Автобус резко взял с места, завернул за угол и, завизжав, встал, а мы в очередной раз полетели с мест. Кондукторша пальцем показала мне на дверь. Я пробежала к задней двери и оттуда громко сказала «спасибо», выскакивая на мостовую, в безопасность. Ноги у меня подкашивались, как после морской качки. Водитель и кондукторша одарили меня на прощание фирменными бразильскими улыбками, и автобус умчался, обдав меня облаком голубого дыма.
Первое, что потрясло меня в Копакабане, когда я увидела ее снизу, это размах: бескрайние, протянувшиеся на четыре мили белоснежные пески плюс шестиполосное шоссе, разделенное пополам широченным бульваром. Простор, раздолье и красота необыкновенная…
Второе, что меня поразило: как же погано все это выглядит вблизи. Многоэтажки, похожие с борта самолета на скопления кристаллов кварца, вблизи оказались не более выразительными в архитектурном отношении, чем кварталы дешевой застройки на севере Лондона. Скучные коробки с мутными от соли окнами в дешевых алюминиевых рамах. Море состарило дома, но шарма, присущего приморским городам, здесь не хватало. В отличие от классических каменных строений, которым обшарпанность даже идет — кажется, что они медленно уходят в землю, — современные стеклянные конструкции не умеют стариться красиво. Они наводят на мысль о дешевом хламе. Я сумела отыскать несколько интересных образчиков архитектуры эпохи ар-нуво, но они только невыгодно оттеняли остальное. Единственным приятным исключением был «Копакабана Палас отель» — сливочный торт-безе из белоснежного гипса, — даже несмотря на то, что бассейн отеля окружали высотки с немытыми стеклами.
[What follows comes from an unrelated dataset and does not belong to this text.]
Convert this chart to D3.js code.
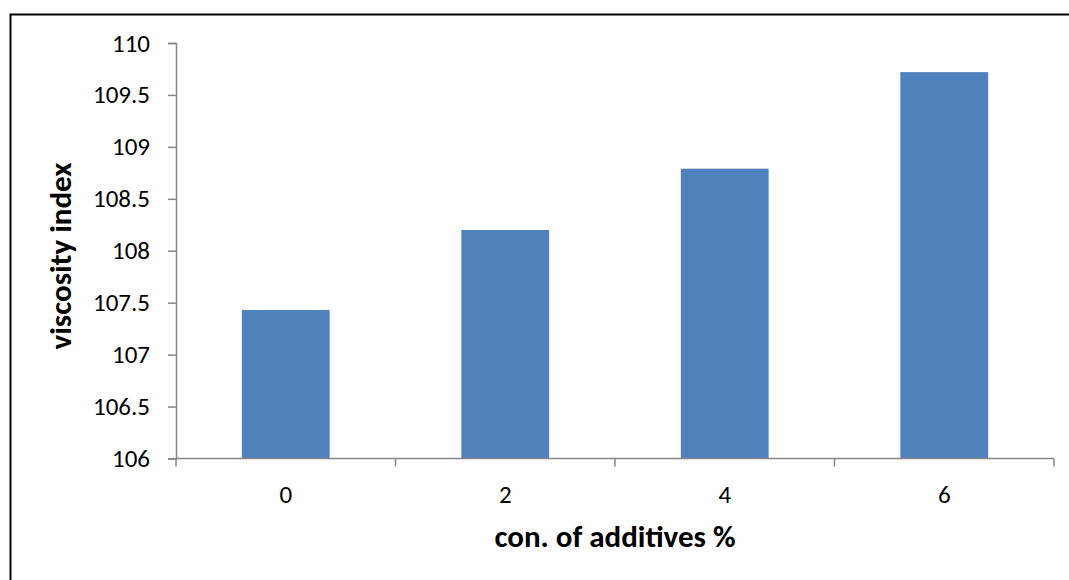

Может, из-за фильмов с Кармен Мирандой, которые любила смотреть моя мама, может, из-за песни Питера Аллена я всегда представляла Копакабану шикарной, особенно в пятидесятые годы. Воображение рисовало мне элегантные тропические особняки у самой воды, колыхание пальм на ветру и роскошных красавиц с блестящими алыми губами, за которыми волочатся богатые повесы-аристократы…
Как и большинство знаменитых пляжей мира, в начале прошлого века Копакабана представляла собой просто полосу сонных домов, протянувшуюся вдоль пустынных песков. По-настоящему она прославилась только в 1923 году, когда построили «Копакабана Палас отель». Голливудские старлетки со своими продюсерами обожали нежиться на его сливочных террасах. С тех пор все самые богатые люди Бразилии считали своим долгом урвать кусок четырехмильной полосы песчаного пляжа. В наши дни, выйди все жители Kопакабаны одновременно из своих многоэтажек, им, пожалуй, не хватит места на улицах.
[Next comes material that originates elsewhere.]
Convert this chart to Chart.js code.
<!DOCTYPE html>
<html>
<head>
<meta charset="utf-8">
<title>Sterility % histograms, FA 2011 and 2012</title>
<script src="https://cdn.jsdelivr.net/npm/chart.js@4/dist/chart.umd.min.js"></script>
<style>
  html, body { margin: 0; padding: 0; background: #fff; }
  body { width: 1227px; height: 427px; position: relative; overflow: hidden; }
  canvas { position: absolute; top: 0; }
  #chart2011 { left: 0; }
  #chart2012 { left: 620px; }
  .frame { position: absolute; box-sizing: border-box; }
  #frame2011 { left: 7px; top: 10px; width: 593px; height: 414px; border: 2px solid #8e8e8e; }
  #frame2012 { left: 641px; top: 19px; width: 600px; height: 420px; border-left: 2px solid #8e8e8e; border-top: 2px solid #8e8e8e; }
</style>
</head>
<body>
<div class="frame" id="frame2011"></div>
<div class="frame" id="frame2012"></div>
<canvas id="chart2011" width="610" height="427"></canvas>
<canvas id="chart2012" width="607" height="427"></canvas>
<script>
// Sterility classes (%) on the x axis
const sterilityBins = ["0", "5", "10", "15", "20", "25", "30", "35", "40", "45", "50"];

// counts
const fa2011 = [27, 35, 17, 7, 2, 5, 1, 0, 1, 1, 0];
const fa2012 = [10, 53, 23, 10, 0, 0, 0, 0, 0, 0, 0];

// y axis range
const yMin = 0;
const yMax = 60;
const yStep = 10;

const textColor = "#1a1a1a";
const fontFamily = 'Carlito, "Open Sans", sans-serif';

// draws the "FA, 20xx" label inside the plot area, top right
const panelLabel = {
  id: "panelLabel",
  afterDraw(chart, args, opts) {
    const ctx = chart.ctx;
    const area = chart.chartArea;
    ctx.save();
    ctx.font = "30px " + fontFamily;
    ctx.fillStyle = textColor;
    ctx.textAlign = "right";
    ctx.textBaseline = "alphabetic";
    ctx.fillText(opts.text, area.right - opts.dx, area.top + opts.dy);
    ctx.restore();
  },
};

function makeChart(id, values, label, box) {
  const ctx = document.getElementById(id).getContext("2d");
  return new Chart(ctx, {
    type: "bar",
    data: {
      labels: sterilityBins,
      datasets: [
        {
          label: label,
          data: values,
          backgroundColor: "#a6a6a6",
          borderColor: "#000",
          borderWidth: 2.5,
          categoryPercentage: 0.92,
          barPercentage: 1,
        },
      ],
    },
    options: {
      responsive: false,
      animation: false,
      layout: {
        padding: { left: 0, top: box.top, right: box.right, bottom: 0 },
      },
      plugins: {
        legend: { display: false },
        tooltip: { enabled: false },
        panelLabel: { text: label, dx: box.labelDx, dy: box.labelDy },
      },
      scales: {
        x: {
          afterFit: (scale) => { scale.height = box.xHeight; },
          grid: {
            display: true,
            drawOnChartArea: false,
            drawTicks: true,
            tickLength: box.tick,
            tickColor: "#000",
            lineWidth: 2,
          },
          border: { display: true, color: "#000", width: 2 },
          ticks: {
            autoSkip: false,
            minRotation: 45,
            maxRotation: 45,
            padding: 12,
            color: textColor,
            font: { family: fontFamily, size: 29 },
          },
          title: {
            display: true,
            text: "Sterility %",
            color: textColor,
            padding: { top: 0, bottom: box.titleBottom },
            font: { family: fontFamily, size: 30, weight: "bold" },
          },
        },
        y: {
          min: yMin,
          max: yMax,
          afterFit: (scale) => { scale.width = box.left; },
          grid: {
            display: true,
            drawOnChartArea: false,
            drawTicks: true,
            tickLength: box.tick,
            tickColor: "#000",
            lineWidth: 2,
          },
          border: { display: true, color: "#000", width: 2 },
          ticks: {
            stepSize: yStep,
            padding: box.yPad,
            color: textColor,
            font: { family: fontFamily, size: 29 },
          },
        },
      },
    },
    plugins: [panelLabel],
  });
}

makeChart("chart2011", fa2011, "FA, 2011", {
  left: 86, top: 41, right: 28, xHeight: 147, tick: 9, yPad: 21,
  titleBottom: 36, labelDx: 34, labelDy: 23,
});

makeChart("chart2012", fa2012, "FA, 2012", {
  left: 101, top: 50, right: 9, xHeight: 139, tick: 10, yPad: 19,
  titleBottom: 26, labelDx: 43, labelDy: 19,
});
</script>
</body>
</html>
От старой эпохи, кажется, чудом остался единственный дом на Авенида Атлантика. На фронтоне хлопает и полощется красно-белый, с орлом, флаг — знак того, что здесь находится посольство Австрии. По соседству расположился «Синдикат Чоппа», вывеска этого пивного ресторана бросает вызов сразу двум евангелистским церквям на втором этаже — Международной церкви Божьей милости и Вселенской церкви Царства Божия.
Я пересекла шестиполосную автостраду, следуя за двумя пожилыми туристками в плохо сидящих купальниках (их бледные и дряблые целлюлитные тела колыхались на ходу), и остановилась полюбоваться морем. На берег накатывали бурные волны, веером обрушивая пену и брызги на ряды пустующих шезлонгов. Тусклый, маслянистый блеск песка и странный бурый осадок в полосе прибоя показались мне подозрительными. Нигде не было видно амазонских королев красоты в перьях, мускулистые мачо не посылали мне воздушных поцелуев с гимнастической стенки «джунгли», и уж точно я не приметила Кармен Миранды. Город туристических штампов в отсутствие этих самых штампов — скучновато как-то… Что ж, август, в конце концов, в Рио зима в разгаре. Небо по-зимнему белесое, верхушки пальм ходят ходуном от свежего зимнего бриза. Да и прохлада ощутима.